O contexto propiciou o surgimento de líderes que passaram a questionar a propriedade e o desmatamento e buscar soluções alternativas para o desenvolvimento sustentável da região. "A história da borracha criou uma sociedade", diz Mary. Essa sociedade entendeu que precisava cultivá-la sem destruir a floresta. Em 1975, o seringueiro Chico Mendes foi escolhido secretário-geral do Sindicato dos Trabalhadores Rurais de Basiléia, que acabava de ser fundado. E pôs em ação uma nova estratégia política, que batizou com a palavra "empates". Em entrevista ao Jornal do Brasil, 13 dias antes de morrer, Chico explicou como eram os empates: "É uma forma de luta que nós encontramos para impedir o desmatamento. É forma pacífica de resistência. (...) No empate, a comunidade se organiza, sob a liderança do sindicato, e, em mutirão, se dirige à área que será desmatada pelos pecuaristas. A gente se coloca diante dos peões e jagunços, com nossas famílias, mulheres, crianças e velhos, e pedimos para eles não desmatarem e se retirarem do local. Eles, como trabalhadores, estão também com o futuro ameaçado. E esse discurso, emocionado, sempre gera resultados. Até porque quem desmata é o peão simples, indefeso e inconsciente".

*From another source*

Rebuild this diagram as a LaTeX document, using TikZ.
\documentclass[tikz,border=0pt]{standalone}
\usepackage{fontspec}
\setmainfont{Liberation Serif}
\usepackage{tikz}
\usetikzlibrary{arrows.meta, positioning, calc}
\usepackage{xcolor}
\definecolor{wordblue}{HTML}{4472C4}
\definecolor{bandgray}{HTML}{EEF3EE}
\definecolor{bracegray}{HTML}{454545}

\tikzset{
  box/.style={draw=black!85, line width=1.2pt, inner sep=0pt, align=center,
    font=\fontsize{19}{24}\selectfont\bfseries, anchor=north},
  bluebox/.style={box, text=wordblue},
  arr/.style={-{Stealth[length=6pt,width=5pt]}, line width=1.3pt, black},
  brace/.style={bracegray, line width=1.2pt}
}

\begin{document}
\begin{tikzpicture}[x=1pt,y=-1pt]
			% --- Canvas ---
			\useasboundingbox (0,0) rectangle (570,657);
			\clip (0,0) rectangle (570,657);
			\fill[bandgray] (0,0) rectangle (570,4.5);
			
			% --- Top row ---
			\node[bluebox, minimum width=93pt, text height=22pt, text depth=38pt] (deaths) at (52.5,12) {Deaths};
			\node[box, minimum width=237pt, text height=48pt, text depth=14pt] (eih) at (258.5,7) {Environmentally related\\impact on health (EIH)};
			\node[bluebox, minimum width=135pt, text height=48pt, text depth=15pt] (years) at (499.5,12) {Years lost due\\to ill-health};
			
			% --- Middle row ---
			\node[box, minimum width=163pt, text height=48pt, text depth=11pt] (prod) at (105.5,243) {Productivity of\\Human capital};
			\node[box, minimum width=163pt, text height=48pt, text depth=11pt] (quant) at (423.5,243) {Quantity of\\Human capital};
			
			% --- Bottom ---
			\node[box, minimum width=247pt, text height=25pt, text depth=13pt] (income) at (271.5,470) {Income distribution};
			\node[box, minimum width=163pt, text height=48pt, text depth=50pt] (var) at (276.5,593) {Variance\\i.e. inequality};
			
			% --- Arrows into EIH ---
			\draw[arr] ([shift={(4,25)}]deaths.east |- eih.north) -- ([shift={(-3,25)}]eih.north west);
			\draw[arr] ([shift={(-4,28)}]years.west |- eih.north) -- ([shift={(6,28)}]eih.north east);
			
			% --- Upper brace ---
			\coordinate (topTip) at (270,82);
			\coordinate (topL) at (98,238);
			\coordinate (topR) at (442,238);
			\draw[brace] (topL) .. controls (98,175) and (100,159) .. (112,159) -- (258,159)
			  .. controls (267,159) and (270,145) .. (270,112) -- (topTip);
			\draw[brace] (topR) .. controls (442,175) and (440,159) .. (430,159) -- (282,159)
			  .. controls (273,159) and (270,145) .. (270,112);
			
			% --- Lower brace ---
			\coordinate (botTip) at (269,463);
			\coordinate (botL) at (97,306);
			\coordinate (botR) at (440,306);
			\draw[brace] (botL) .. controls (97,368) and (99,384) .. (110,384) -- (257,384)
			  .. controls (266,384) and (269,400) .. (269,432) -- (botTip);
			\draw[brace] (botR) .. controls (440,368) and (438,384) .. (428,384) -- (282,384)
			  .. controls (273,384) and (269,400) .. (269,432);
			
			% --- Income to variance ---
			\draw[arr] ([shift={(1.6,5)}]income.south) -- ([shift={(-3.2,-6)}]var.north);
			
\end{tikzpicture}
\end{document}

O economista Mário Lima ressalta que a liderança de Chico foi forjada na luta pela terra. O envolvimento com a ecologia surgiu mais adiante, nos anos 80. Sua proposta, de "União dos Povos da Floresta", ganhou repercussão internacional. A idéia era reunir os interesses dos seringueiros e dos índios em defesa da floresta amazônica.
Defesa da ecologia
Para Mary, Chico conseguiu sintetizar a história do passado e do futuro. Neto de um nordestino que chegou ao Acre para trabalhar no seringal, ele foi alfabetizado e, com isso, tornou-se capaz de fazer a mudança na forma de trabalhar e viver da terra. Em 1987, a ONU visitou Xapuri e comprovou a devastação das florestas e a expulsão dos seringueiros financiadas por corporações internacionais. Logo depois, Chico recebeu da própria ONU o prêmio Global 500, oferecido a pessoas que se destacam em defesa da ecologia. Em 22 de dezembro de 1988, o líder foi assassinado numa emboscada. Uma onda de violência havia atingido o Acre. Em 1989, a Anistia Internacional divulgou relatório que mostrava que 90 pessoas foram assassinadas no estado desde novembro de 1988.
Hoje, o mundo cobra do Brasil ações para evitar o desmatamento. A idéia de "florestania", continuação do pensamento de Chico Mendes, ganha força. Segundo o jornalista acreano Antonio Alves, que cunhou o termo, florestania é uma espécie de campo conceitual que envolve o sentimento de pertencer à floresta. "Esse sentimento pode orientar nossas escolhas políticas, sociais, econômicas, ambientais, culturais. Nossas decisões serão mais que coletivas, pois incluirão não apenas os interesses da sociedade, mas de todos os outros seres."